### DIRECTION
Beginning with the first line, set down every line through the one containing "Chart.register(...registerables);", exactly as it appears, but not the pictures.

[START]

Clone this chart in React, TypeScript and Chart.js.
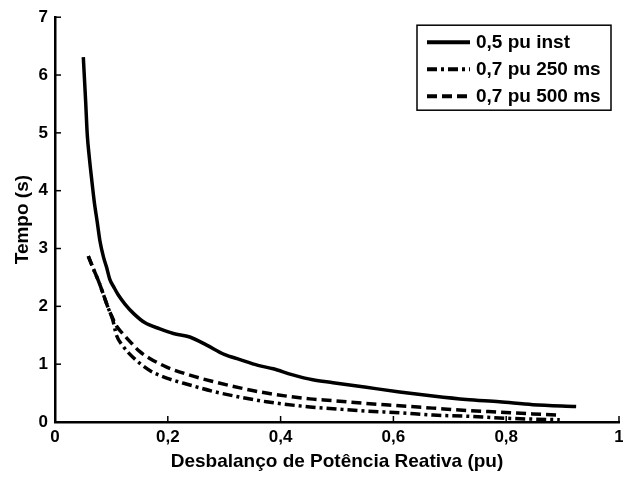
import React, { useEffect, useRef } from "react";
import { Chart, registerables } from "chart.js";

Chart.register(...registerables);

// 0,5 pu inst (solid)
const xInst = [0.0502, 0.0544, 0.0572, 0.0607, 0.0650, 0.0696, 0.0750, 0.0797, 0.0860, 0.0916, 0.0970, 0.1050, 0.1120, 0.1240, 0.1400, 0.1590, 0.1860, 0.2100, 0.2390, 0.2690, 0.3000, 0.3280, 0.3600, 0.3870, 0.4200, 0.4570, 0.4930, 0.5520, 0.6110, 0.6700, 0.7290, 0.7880, 0.8470, 0.9240];
const yInst = [6.31, 5.53, 4.97, 4.59, 4.20, 3.81, 3.45, 3.13, 2.85, 2.67, 2.47, 2.32, 2.20, 2.04, 1.87, 1.72, 1.61, 1.53, 1.47, 1.33, 1.17, 1.08, 0.98, 0.92, 0.82, 0.73, 0.68, 0.60, 0.52, 0.45, 0.39, 0.35, 0.30, 0.27];

// 0,7 pu 250 ms (dash-dot)
const x250 = [0.059, 0.068, 0.077, 0.086, 0.094, 0.102, 0.109, 0.120, 0.130, 0.151, 0.168, 0.198, 0.239, 0.280, 0.328, 0.375, 0.452, 0.493, 0.552, 0.611, 0.670, 0.729, 0.788, 0.847, 0.895];
const y250 = [2.87, 2.65, 2.44, 2.20, 1.98, 1.78, 1.50, 1.32, 1.20, 1.01, 0.89, 0.76, 0.64, 0.53, 0.43, 0.35, 0.26, 0.23, 0.19, 0.16, 0.12, 0.10, 0.07, 0.05, 0.04];

// 0,7 pu 500 ms (dashed)
const x500 = [0.059, 0.068, 0.077, 0.086, 0.094, 0.102, 0.109, 0.120, 0.133, 0.150, 0.168, 0.198, 0.239, 0.280, 0.328, 0.375, 0.452, 0.493, 0.552, 0.611, 0.670, 0.729, 0.788, 0.847, 0.895];
const y500 = [2.87, 2.65, 2.44, 2.20, 1.98, 1.80, 1.66, 1.53, 1.39, 1.22, 1.10, 0.95, 0.81, 0.70, 0.59, 0.50, 0.40, 0.37, 0.32, 0.28, 0.24, 0.20, 0.17, 0.14, 0.12];

const seriesLabels = ["0,5 pu inst", "0,7 pu 250 ms", "0,7 pu 500 ms"];
const seriesDashes: number[][] = [[], [10, 4, 3, 4], [10, 5]];

const xTitle = "Desbalanço de Potência Reativa (pu)";
const yTitle = "Tempo (s)";

const FONT = "'Liberation Sans', Arial, sans-serif";

const pts = (xs: number[], ys: number[]) => xs.map((x, i) => ({ x, y: ys[i] }));

const fmtX = (v: number) => {
  const r = Math.round(v * 10) / 10;
  return String(r).replace(".", ",");
};

const innerTicks = {
  id: "innerTicks",
  afterDraw(chart: any) {
    const { ctx, chartArea, scales } = chart;
    ctx.save();
    ctx.strokeStyle = "#000";
    ctx.lineWidth = 1.5;
    const len = 6;
    scales.x.ticks.forEach((t: any) => {
      const px = scales.x.getPixelForValue(t.value);
      ctx.beginPath();
      ctx.moveTo(px, chartArea.bottom);
      ctx.lineTo(px, chartArea.bottom - len);
      ctx.stroke();
    });
    scales.y.ticks.forEach((t: any) => {
      const py = scales.y.getPixelForValue(t.value);
      ctx.beginPath();
      ctx.moveTo(chartArea.left, py);
      ctx.lineTo(chartArea.left + len, py);
      ctx.stroke();
    });
    ctx.restore();
  },
};

const boxLegend = {
  id: "boxLegend",
  afterDraw(chart: any) {
    const { ctx, chartArea } = chart;
    const w = 194;
    const h = 85;
    const right = chartArea.right - 8;
    const left = right - w;
    const top = chartArea.top + 8;
    ctx.save();
    ctx.fillStyle = "#fff";
    ctx.fillRect(left, top, w, h);
    ctx.strokeStyle = "#000";
    ctx.lineWidth = 1.5;
    ctx.setLineDash([]);
    ctx.strokeRect(left, top, w, h);
    ctx.font = `bold 19px ${FONT}`;
    ctx.textBaseline = "middle";
    ctx.fillStyle = "#000";
    seriesLabels.forEach((lab, i) => {
      const cy = top + 17 + i * 27;
      ctx.beginPath();
      ctx.setLineDash(seriesDashes[i]);
      ctx.lineWidth = 4;
      ctx.moveTo(left + 10, cy);
      ctx.lineTo(left + 53, cy);
      ctx.stroke();
      ctx.setLineDash([]);
      ctx.fillText(lab, left + 59, cy + 1);
    });
    ctx.restore();
  },
};

export default function App() {
  const ref = useRef<HTMLCanvasElement | null>(null);
  useEffect(() => {
    if (!ref.current) return;
    const mk = (i: number, data: any[]) => ({
      label: seriesLabels[i],
      data,
      borderColor: "#000",
      backgroundColor: "#000",
      borderWidth: 3.5,
      borderDash: seriesDashes[i],
      borderCapStyle: "butt" as const,
      pointRadius: 0,
      fill: false,
      showLine: true,
      cubicInterpolationMode: "monotone" as const,
    });
    const chart = new Chart(ref.current, {
      type: "line",
      data: {
        datasets: [mk(0, pts(xInst, yInst)), mk(1, pts(x250, y250)), mk(2, pts(x500, y500))],
      },
      options: {
        animation: false,
        responsive: true,
        maintainAspectRatio: false,
        layout: { padding: { left: 0, right: 4, top: 14, bottom: 0 } },
        plugins: { legend: { display: false }, tooltip: { enabled: false } },
        scales: {
          x: {
            type: "linear",
            min: 0,
            max: 1,
            afterFit: (s: any) => {
              s.height = 55;
              s.paddingRight = 0;
              s.paddingLeft = 0;
            },
            grid: { display: true, drawOnChartArea: false, drawTicks: false },
            border: { display: true, color: "#000", width: 2.5 },
            ticks: {
              stepSize: 0.2,
              padding: 5,
              color: "#000",
              font: { family: FONT, size: 17, weight: "bold" },
              callback: (v: any) => fmtX(Number(v)),
              maxRotation: 0,
            },
            title: {
              display: true,
              text: xTitle,
              color: "#000",
              font: { family: FONT, size: 19, weight: "bold" },
              padding: { top: 0, bottom: 4 },
            },
          },
          y: {
            type: "linear",
            min: 0,
            max: 7,
            afterFit: (s: any) => {
              s.width = 55;
            },
            grid: { display: true, drawOnChartArea: false, drawTicks: false },
            border: { display: true, color: "#000", width: 2.5 },
            ticks: {
              stepSize: 1,
              padding: 7,
              color: "#000",
              font: { family: FONT, size: 17, weight: "bold" },
            },
            title: {
              display: true,
              text: yTitle,
              color: "#000",
              font: { family: FONT, size: 19, weight: "bold" },
              padding: { top: 11, bottom: 0 },
            },
          },
        },
      },
      plugins: [innerTicks, boxLegend],
    });
    return () => chart.destroy();
  }, []);
  return (
    <div style={{ position: "fixed", left: 0, top: 0, width: 623, height: 477, background: "#fff" }}>
      <canvas ref={ref} />
    </div>
  );
}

[END]

### ANSWER TO THIS PROBLEM
Clone this chart in React, TypeScript and Chart.js.
import React, { useEffect, useRef } from "react";
import { Chart, registerables } from "chart.js";

Chart.register(...registerables);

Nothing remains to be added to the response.